El destino me llevó a cambiar de turno y así presenciar Ariadne auf Naxos en su última representación en el Liceu de Barcelona, con el segundo elenco. Y me alegro, porque así pude ver a la que constituye uno de los pocos alicientes de nuestro decadente teatro, la soprano Sara Blanch. Nacida en una población con menos de cien habitantes, en la comarca tarraconí de la Ribera del Ebro, Darmós, hija de un autodidacta apasionado por la música, es, sin duda, lo mejor de una representación bastante aburrida. De hecho su aria es la única que logró una ovación durante la noche y su salida al final fue recibida con entusiasmo, y eso que no era el día que sus conciudanos cogen un autobús para verla en directo, ritual que realizan siempre que Sara logra un papel en el Liceu. Premiada en los concursos Tenor Viñas y Montserrat Caballé tiene las cualidades para seguir progresando y dar el salto a teatros de mayor proyección, aunque lo primero será que el Liceu le ofrezca un papel en un primer reparto. De momento la volveremos a ver, de nuevo en el segundo reparto, en la Flauta Mágica, en junio.

El resto de la representación, aburrida.
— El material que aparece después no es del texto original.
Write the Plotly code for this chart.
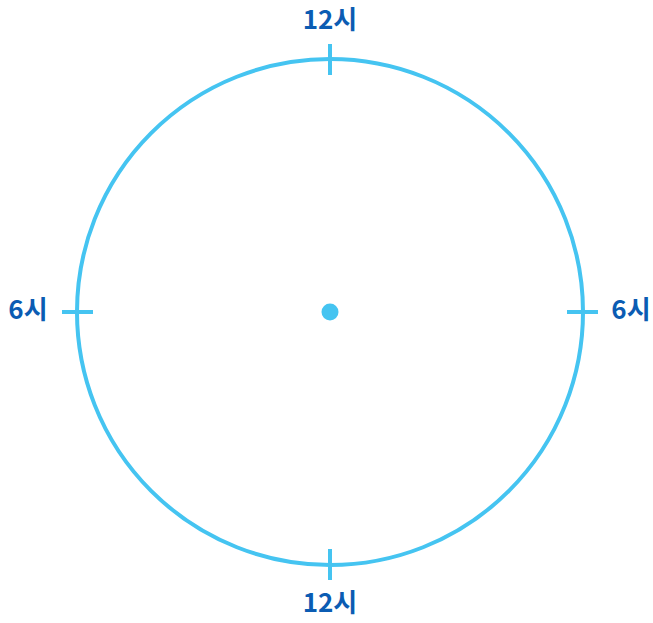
import numpy as np
import plotly.graph_objects as go

# Clock-face data
labels = ["12시", "6시", "12시", "6시"]
label_angles = [90, 0, 270, 180]          # degrees, counter-clockwise from +x
label_radius = [290, 301, 293, 302]
tick_angles = [90, 0, 270, 180]
tick_inner, tick_outer = 237, 268
circle_radius = 253
center = (0, 0)

CIRCLE_COLOR = "#45C4F1"
TEXT_COLOR = "#0B5CB3"

fig = go.Figure()

# circle
fig.add_shape(type="circle", xref="x", yref="y",
              x0=center[0] - circle_radius, x1=center[0] + circle_radius,
              y0=center[1] - circle_radius, y1=center[1] + circle_radius,
              line=dict(color=CIRCLE_COLOR, width=4), layer="below")

# ticks
for a in tick_angles:
    r = np.radians(a)
    fig.add_trace(go.Scatter(
        x=[tick_inner * np.cos(r), tick_outer * np.cos(r)],
        y=[tick_inner * np.sin(r), tick_outer * np.sin(r)],
        mode="lines", line=dict(color=CIRCLE_COLOR, width=4),
        hoverinfo="skip", showlegend=False, cliponaxis=False))

# center dot
fig.add_trace(go.Scatter(
    x=[center[0]], y=[center[1]], mode="markers",
    marker=dict(color=CIRCLE_COLOR, size=17),
    hoverinfo="skip", showlegend=False))

# labels
rad = np.radians(label_angles)
fig.add_trace(go.Scatter(
    x=np.array(label_radius) * np.cos(rad),
    y=np.array(label_radius) * np.sin(rad),
    mode="text", text=labels, cliponaxis=False,
    textfont=dict(family="Noto Sans CJK KR", size=26, color=TEXT_COLOR, weight="bold"),
    hoverinfo="skip", showlegend=False))

fig.update_layout(
    width=653, height=623,
    margin=dict(l=0, r=0, t=0, b=0),
    paper_bgcolor="white", plot_bgcolor="white",
    xaxis=dict(range=[-330, 323], visible=False, fixedrange=True),
    yaxis=dict(range=[-311, 312], visible=False, fixedrange=True),
)

fig.write_html("out.html", config={"displayModeBar": False},
               post_script="document.body.style.margin='0';document.body.style.overflow='hidden';")
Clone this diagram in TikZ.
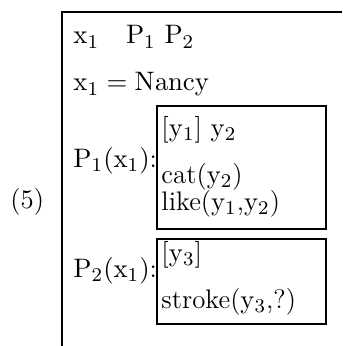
\documentclass[tikz,border=0pt]{standalone}
\usepackage{amsmath}
\usetikzlibrary{positioning}
\newcommand{\rx}[1]{\mathrm{x}_{#1}}
\newcommand{\ry}[1]{\mathrm{y}_{#1}}
\newcommand{\rP}[1]{\mathrm{P}_{#1}}

\begin{document}
\begin{tikzpicture}[x=0.41pt,y=-0.41pt,
    every node/.style={inner sep=0pt, anchor=base west, font=\fontsize{11}{13}\selectfont},
    drsline/.style={line width=0.8pt},
    subdrs/.style={draw, line width=0.8pt, anchor=north west, minimum width=69.3pt}]
  \useasboundingbox (0,0) rectangle (342,346);
  % outer box, open at right and bottom
  \coordinate (corner) at (62,12);
  \coordinate (topend) at (342,12);
  \coordinate (leftend) at (62,346);
  \draw[drsline] (topend) -- (corner) -- (leftend);
  \node (num) at (10,208) {(5)};
  % universe and conditions
  \node (univ) at (73,44) {$\rx1\quad\rP1\ \rP2$};
  \node (nancy) at (73,91) {$\rx1 = \mathrm{Nancy}$};
  % first sub-box
  \node (lab1) at (73,167) {$\rP1(\rx1)$:};
  \node (box1) [subdrs, minimum height=50.4pt] at (156,105) {};
  \node (u1) at (161,136) {$[\ry1]\ \ry2$};
  \node (c1) at (161,183) {cat($\ry2$)};
  \node (c2) at (161,210) {like($\ry1$,$\ry2$)};
  % second sub-box
  \node (lab2) at (73,277) {$\rP2(\rx1)$:};
  \node (box2) [subdrs, minimum height=34.9pt] at (156,238) {};
  \node (u2) at (161,261) {$[\ry3]$};
  \node (c3) at (161,308) {stroke($\ry3$,?)};
\end{tikzpicture}
\end{document}
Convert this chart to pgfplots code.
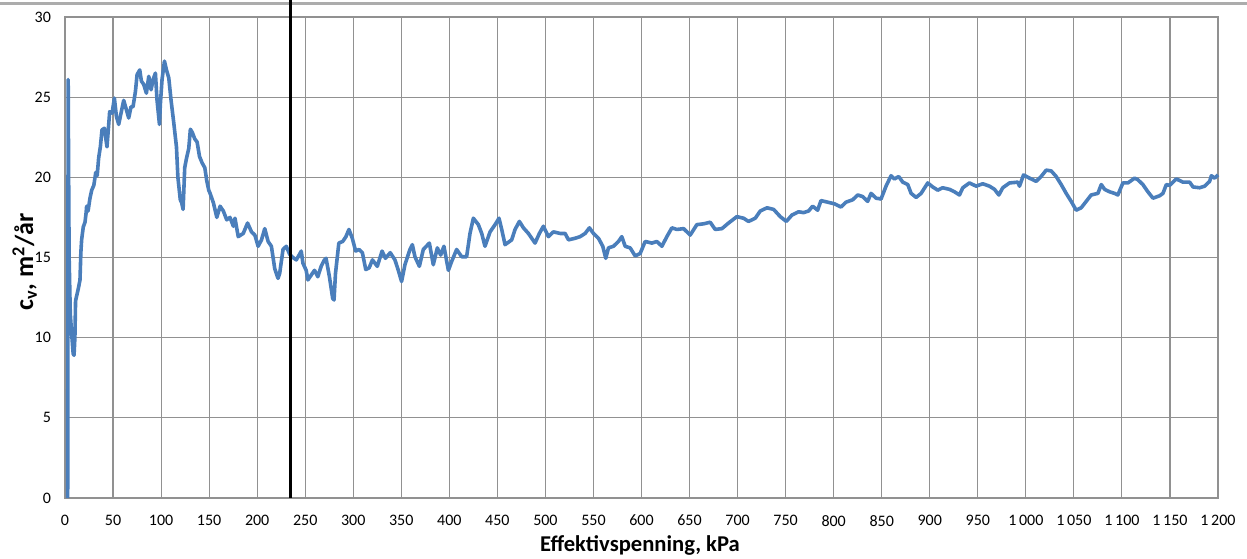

Ariadne auf Naxos tiene una brillante y bellísima música a la que se le superponen canciones y voces que en ocasiones parece que no acaban de encajar, así es Richard Strauss. Y todo lo que rodea a esta producción, menos las luces del vestido de Zerbinetta, es aburrido y apagado. Si la acción se supone que sucede en la casa del hombre más rico de Viena el decorado, plano e insulso, no corresponde precisamente con la casa de una persona adinerada. El vestuario es anodino y la obra cómica dentro de la obra más parece una caricatura que otra cosa. Corsés iluminados, tacones para hombres, amaneramiento y travestismo gratuito restan más que suman. Aunque lo que más resta es mantener al compositor de la ópera en escena durante su representación, gesticulando más que dirigiendo.

LA ORQUESTA Y SARA BLANCH, LO MEJOR

Es una buena idea elevar a la orquesta a mitad del foso ya que la integra en la escena y, además, permite mayor proyección a una orquesta que el autor escogió de dimensiones reducidas. La orquesta, junto con Sara Blanch, lo mejor de la noche.

Las voces son en general correctas, destacando Johanni Van Oostrum en el papel de Ariadne con una una voz amplia y atractiva, cantando con gusto y emoción. Para el papel de Baccus hubo un cambio, David Pomeroy sustituía a Brandon Jovanovich. Cumplió bien. Y el resto, dentro de la normalidad. Todo muy alejado del elenco de campanillas que trajo la misma obra hace unos años al Liceu.

Lo peor, de nuevo, no fue la representación sino la programación. ¿Qué sentido tiene comenzar la temporada del 175 aniversario del Liceu, la de la recuperación, la que nos promete el paraíso, con una obra como ésta y, sobre todo, con un reparto y producción como éstos? ¿Cómo se puede programar un 175 aniversario del Liceu sin Wagner? ¿Cómo podemos permitirnos la ausencia endémica de estrellas? La sala estaba medio llena, o medio vacía, claro que ya no se sabe si es porque no era un espectáculo atractivo o por las incomprensibles medidas del Procicat. Se ha adelantado una hora el comienzo de las funciones, parece que de manera estructural, y se han quitado las bandas de separación de butacas. Menos gente, pero apretada.

El esperpento de llenar la sala de los espejos con obras de dudoso gusto y calidad mejor lo dejamos para la siguiente producción, War Requiem, que a buen seguro nos hará echar de menos a esta aburrida Ariadne auf Naxos.